Extract the lines of the material below, beginning with the first and ending with the line that holds "from matplotlib.ticker import FuncFormatter". Skip every picture.

● ● ●

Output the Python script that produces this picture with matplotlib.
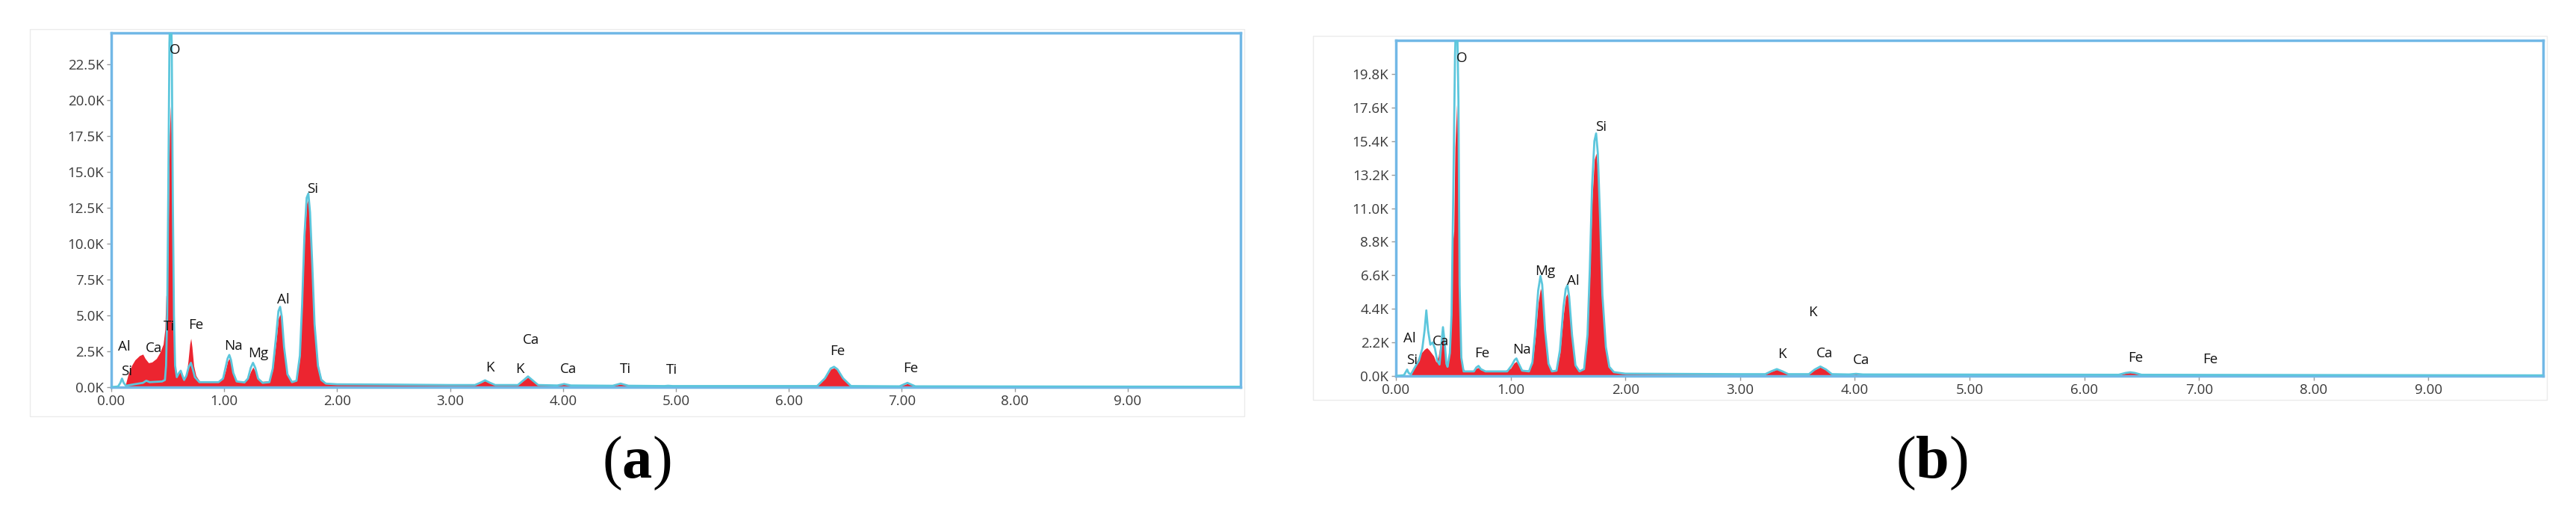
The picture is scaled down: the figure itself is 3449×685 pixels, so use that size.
import numpy as np
import matplotlib
matplotlib.use("Agg")
import matplotlib.pyplot as plt
from matplotlib.patches import Rectangle
from matplotlib.ticker import FuncFormatter

# ---- panel (a): energy (keV) and counts (K) ----
a_red_e = [0.00, 0.12, 0.15, 0.18, 0.21, 0.25, 0.28, 0.30, 0.33, 0.36, 0.40, 0.43, 0.46, 0.475, 0.485,
           0.495, 0.505, 0.515, 0.525, 0.535, 0.545, 0.555, 0.565, 0.58, 0.60, 0.615, 0.63, 0.645,
           0.665, 0.68, 0.695, 0.705, 0.715, 0.73, 0.75, 0.78, 0.85, 0.95, 0.99, 1.01, 1.03, 1.045,
           1.06, 1.08, 1.11, 1.18, 1.21, 1.235, 1.255, 1.275, 1.30, 1.34, 1.40, 1.43, 1.46, 1.48,
           1.495, 1.51, 1.53, 1.56, 1.60, 1.64, 1.67, 1.69, 1.71, 1.73, 1.745, 1.76, 1.78, 1.80,
           1.83, 1.86, 1.90, 2.00, 2.50, 3.00, 3.22, 3.27, 3.31, 3.35, 3.40, 3.60, 3.65, 3.69, 3.73,
           3.78, 3.95, 4.01, 4.07, 4.44, 4.51, 4.58, 4.90, 4.93, 4.97, 6.25, 6.32, 6.37, 6.40, 6.43,
           6.48, 6.55, 6.98, 7.05, 7.12, 10.0]
a_red_k = [0.0, 0.0, 0.9, 1.5, 1.9, 2.2, 2.3, 2.0, 1.7, 1.75, 2.0, 2.4, 3.0, 4.0, 6.4,
           6.0, 11.0, 17.5, 19.6, 17.0, 9.0, 3.5, 1.5, 0.8, 1.0, 1.2, 0.9, 0.55,
           0.9, 1.8, 3.0, 3.4, 2.8, 1.5, 0.8, 0.45, 0.4, 0.4, 0.6, 1.1, 1.8, 2.0,
           1.7, 0.9, 0.45, 0.4, 0.6, 1.1, 1.4, 1.1, 0.6, 0.4, 0.45, 1.2, 3.2, 4.8,
           5.1, 4.5, 2.6, 0.9, 0.45, 0.5, 2.0, 5.5, 10.0, 12.8, 13.1, 12.0, 8.5, 4.5,
           1.6, 0.6, 0.3, 0.22, 0.18, 0.15, 0.15, 0.3, 0.45, 0.3, 0.15, 0.15, 0.45, 0.7, 0.45,
           0.15, 0.12, 0.2, 0.12, 0.1, 0.22, 0.1, 0.08, 0.1, 0.08, 0.08, 0.6, 1.25, 1.35, 1.2,
           0.6, 0.08, 0.06, 0.25, 0.06, 0.03]

a_cyan_e = [0.00, 0.06, 0.08, 0.095, 0.11, 0.13, 0.20, 0.28, 0.31, 0.34, 0.45, 0.475, 0.485, 0.495,
            0.505, 0.515, 0.525, 0.535, 0.545, 0.555, 0.565, 0.58, 0.60, 0.615, 0.63, 0.645, 0.665,
            0.685, 0.705, 0.72, 0.74, 0.78, 0.95, 0.99, 1.01, 1.03, 1.045, 1.06, 1.08, 1.11, 1.18,
            1.21, 1.235, 1.255, 1.275, 1.30, 1.34, 1.40, 1.43, 1.46, 1.48, 1.495, 1.51, 1.53, 1.56,
            1.60, 1.64, 1.67, 1.69, 1.71, 1.73, 1.745, 1.76, 1.78, 1.80, 1.83, 1.86, 1.90, 2.00,
            2.50, 3.00, 3.22, 3.27, 3.31, 3.35, 3.40, 3.60, 3.65, 3.69, 3.73, 3.78, 3.95, 4.01,
            4.07, 4.44, 4.51, 4.58, 4.90, 4.93, 4.97, 6.25, 6.32, 6.37, 6.40, 6.43, 6.48, 6.55,
            6.98, 7.05, 7.12, 10.0]
a_cyan_k = [0.0, 0.05, 0.3, 0.6, 0.3, 0.1, 0.2, 0.3, 0.45, 0.35, 0.4, 0.5, 1.5, 5.0,
            14.0, 24.0, 27.0, 24.0, 13.0, 5.0, 1.5, 0.7, 1.0, 1.15, 0.8, 0.5, 0.8,
            1.4, 1.7, 1.3, 0.7, 0.35, 0.35, 0.6, 1.3, 2.0, 2.25, 1.9, 1.0, 0.4, 0.33,
            0.6, 1.35, 1.7, 1.35, 0.6, 0.3, 0.35, 1.3, 3.6, 5.3, 5.6, 4.9, 2.8, 0.9,
            0.35, 0.45, 2.2, 5.8, 10.5, 13.2, 13.5, 12.2, 8.5, 4.4, 1.5, 0.5, 0.25, 0.2,
            0.18, 0.15, 0.15, 0.32, 0.48, 0.32, 0.15, 0.15, 0.48, 0.75, 0.48, 0.15, 0.12, 0.22,
            0.12, 0.1, 0.25, 0.1, 0.08, 0.1, 0.08, 0.08, 0.62, 1.3, 1.42, 1.25, 0.62, 0.08,
            0.06, 0.3, 0.06, 0.03]

a_lbl = ['O', 'Si', 'Al', 'Ti', 'Fe', 'Al', 'Ca', 'Si', 'Na', 'Mg', 'K', 'K', 'Ca', 'Ca', 'Ti', 'Ti', 'Fe', 'Fe']
a_lbl_e = [0.56, 1.78, 1.525, 0.513, 0.75, 0.115, 0.38, 0.133, 1.08, 1.30, 3.35, 3.62, 3.72, 4.05, 4.55, 4.96, 6.43, 7.08]
a_lbl_k = [23.5, 13.8, 6.1, 4.2, 4.35, 2.8, 2.7, 1.12, 2.84, 2.32, 1.38, 1.25, 3.3, 1.25, 1.23, 1.18, 2.48, 1.3]
a_yticks = [0.0, 2.5, 5.0, 7.5, 10.0, 12.5, 15.0, 17.5, 20.0, 22.5]

# ---- panel (b) ----
b_red_e = [0.00, 0.13, 0.16, 0.19, 0.22, 0.25, 0.27, 0.29, 0.31, 0.33, 0.35, 0.37, 0.39, 0.41, 0.425,
           0.44, 0.455, 0.47, 0.485, 0.495, 0.505, 0.515, 0.53, 0.54, 0.55, 0.56, 0.575, 0.60, 0.68,
           0.70, 0.72, 0.74, 0.78, 0.95, 1.00, 1.03, 1.05, 1.07, 1.10, 1.16, 1.19, 1.215, 1.24,
           1.26, 1.275, 1.30, 1.33, 1.36, 1.40, 1.43, 1.46, 1.48, 1.495, 1.51, 1.535, 1.565, 1.60,
           1.64, 1.67, 1.69, 1.71, 1.73, 1.745, 1.76, 1.78, 1.80, 1.83, 1.86, 1.90, 2.00, 3.00,
           3.22, 3.27, 3.32, 3.37, 3.42, 3.60, 3.65, 3.70, 3.75, 3.80, 3.95, 4.01, 4.07, 6.30,
           6.36, 6.40, 6.44, 6.50, 10.0]
b_red_k = [0.0, 0.0, 0.6, 1.1, 1.5, 1.75, 1.85, 1.7, 1.5, 1.3, 0.9, 1.3, 2.2, 2.85, 2.0,
           0.8, 0.7, 2.0, 5.0, 8.8, 9.5, 15.0, 17.8, 15.0, 7.0, 2.0, 0.6, 0.35, 0.35,
           0.5, 0.55, 0.4, 0.3, 0.35, 0.5, 0.85, 0.95, 0.75, 0.4, 0.38, 0.8, 2.5, 4.8,
           5.75, 5.3, 2.8, 0.8, 0.35, 0.4, 1.5, 4.0, 5.2, 5.4, 4.7, 2.5, 0.7, 0.35,
           0.45, 2.5, 6.5, 11.5, 14.2, 14.6, 13.5, 9.5, 5.0, 1.8, 0.6, 0.25, 0.12, 0.1,
           0.1, 0.28, 0.42, 0.28, 0.1, 0.1, 0.4, 0.58, 0.4, 0.1, 0.08, 0.12, 0.08, 0.06,
           0.18, 0.22, 0.18, 0.06, 0.03]

b_cyan_e = [0.00, 0.07, 0.085, 0.098, 0.11, 0.13, 0.16, 0.20, 0.23, 0.25, 0.265, 0.28, 0.30, 0.32,
            0.34, 0.36, 0.38, 0.395, 0.41, 0.425, 0.44, 0.45, 0.47, 0.485, 0.50, 0.515, 0.53,
            0.545, 0.555, 0.57, 0.59, 0.68, 0.70, 0.72, 0.74, 0.78, 0.97, 1.01, 1.035, 1.05,
            1.065, 1.10, 1.16, 1.19, 1.215, 1.24, 1.26, 1.275, 1.30, 1.33, 1.36, 1.40, 1.43,
            1.46, 1.48, 1.495, 1.51, 1.535, 1.565, 1.60, 1.64, 1.67, 1.69, 1.71, 1.73, 1.745,
            1.76, 1.78, 1.80, 1.83, 1.86, 1.90, 2.00, 3.00, 3.22, 3.27, 3.32, 3.37, 3.42, 3.60,
            3.65, 3.70, 3.75, 3.80, 3.95, 4.01, 4.07, 6.30, 6.36, 6.40, 6.44, 6.50, 10.0]
b_cyan_k = [0.0, 0.05, 0.25, 0.42, 0.2, 0.1, 0.5, 1.0, 1.8, 3.0, 4.3, 3.0, 2.05, 2.2,
            1.8, 1.0, 0.75, 2.0, 3.2, 2.2, 0.8, 0.6, 1.5, 4.0, 12.0, 21.0, 25.0,
            18.0, 6.0, 1.2, 0.3, 0.3, 0.55, 0.66, 0.45, 0.3, 0.3, 0.7, 1.05, 1.15,
            0.9, 0.35, 0.3, 0.9, 3.0, 5.6, 6.55, 6.0, 3.0, 0.8, 0.3, 0.35, 1.7,
            4.5, 5.7, 5.95, 5.2, 2.7, 0.7, 0.3, 0.45, 2.7, 7.0, 12.5, 15.4, 15.9,
            14.6, 10.2, 5.3, 1.9, 0.6, 0.25, 0.15, 0.12, 0.12, 0.3, 0.45, 0.3, 0.12, 0.12,
            0.42, 0.62, 0.42, 0.12, 0.1, 0.14, 0.1, 0.08, 0.2, 0.24, 0.2, 0.08, 0.04]

b_lbl = ['O', 'Si', 'Mg', 'Al', 'K', 'Al', 'Ca', 'Si', 'Fe', 'Na', 'K', 'Ca', 'Ca', 'Fe', 'Fe']
b_lbl_e = [0.571, 1.79, 1.30, 1.543, 3.635, 0.122, 0.39, 0.14, 0.75, 1.094, 3.366, 3.737, 4.054, 6.45, 7.10]
b_lbl_k = [20.8, 16.3, 6.88, 6.24, 4.18, 2.47, 2.23, 1.01, 1.48, 1.71, 1.4, 1.48, 1.05, 1.19, 1.06]
b_yticks = [0.0, 2.2, 4.4, 6.6, 8.8, 11.0, 13.2, 15.4, 17.6, 19.8]

x_ticks = [0, 1, 2, 3, 4, 5, 6, 7, 8, 9]

RED = '#ec2530'
CYAN = '#5cc6dc'
SPINE = '#72b8e6'
TXT = '#3a3a3a'

plt.rcParams['font.family'] = ['Open Sans', 'DejaVu Sans']
plt.rcParams['mathtext.fontset'] = 'custom'
plt.rcParams['mathtext.rm'] = 'Liberation Serif'
plt.rcParams['mathtext.bf'] = 'Liberation Serif:bold'

W, H = 3449, 685
fig = plt.figure(figsize=(W / 100, H / 100), dpi=100)


def px_box(l, t, r, b):
    return [l / W, 1 - b / H, (r - l) / W, (b - t) / H]


def draw_panel(box, frame, red_e, red_k, cyan_e, cyan_k, lbl, lbl_e, lbl_k, yticks, ytop):
    ax = fig.add_axes(px_box(*box))
    ax.fill_between(red_e, red_k, 0, color=RED, lw=0, zorder=2)
    ax.plot(cyan_e, cyan_k, color=CYAN, lw=2.0, zorder=3)
    for t, e, k in zip(lbl, lbl_e, lbl_k):
        ax.text(e, k, t, ha='center', va='center', fontsize=13.5, color='#111111', zorder=4)
    ax.set_xlim(0, 10)
    ax.set_ylim(0, ytop)
    ax.set_xticks(x_ticks)
    ax.set_yticks(yticks)
    ax.xaxis.set_major_formatter(FuncFormatter(lambda v, p: f'{v:.2f}'))
    ax.yaxis.set_major_formatter(FuncFormatter(lambda v, p: f'{v:.1f}K'))
    ax.tick_params(length=4, width=1, color='#9a9a9a', labelsize=13.5, labelcolor=TXT, pad=3)
    for s in ax.spines.values():
        s.set_color(SPINE)
        s.set_linewidth(2.5)
    fl, ft, fr, fb = frame
    fig.add_artist(Rectangle((fl / W, 1 - fb / H), (fr - fl) / W, (fb - ft) / H,
                             transform=fig.transFigure, fill=False, ec='#ebebeb', lw=1.0))
    return ax


draw_panel((149, 44, 1661, 518), (40, 39, 1666, 557), a_red_e, a_red_k, a_cyan_e, a_cyan_k,
           a_lbl, a_lbl_e, a_lbl_k, a_yticks, 24.7)
draw_panel((1869, 54, 3405, 503), (1758, 48, 3410, 535), b_red_e, b_red_k, b_cyan_e, b_cyan_k,
           b_lbl, b_lbl_e, b_lbl_k, b_yticks, 22.0)

fig.text(852 / W, 1 - 620 / H, r'($\mathbf{a}$)', ha='center', va='center', fontsize=58,
         family='Liberation Serif')
fig.text(2586 / W, 1 - 620 / H, r'($\mathbf{b}$)', ha='center', va='center', fontsize=58,
         family='Liberation Serif')

fig.savefig('out.png', dpi=100)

● ● ●

#### Result
Output the Python script that produces this picture with matplotlib.
The picture is scaled down: the figure itself is 3449×685 pixels, so use that size.
import numpy as np
import matplotlib
matplotlib.use("Agg")
import matplotlib.pyplot as plt
from matplotlib.patches import Rectangle
from matplotlib.ticker import FuncFormatter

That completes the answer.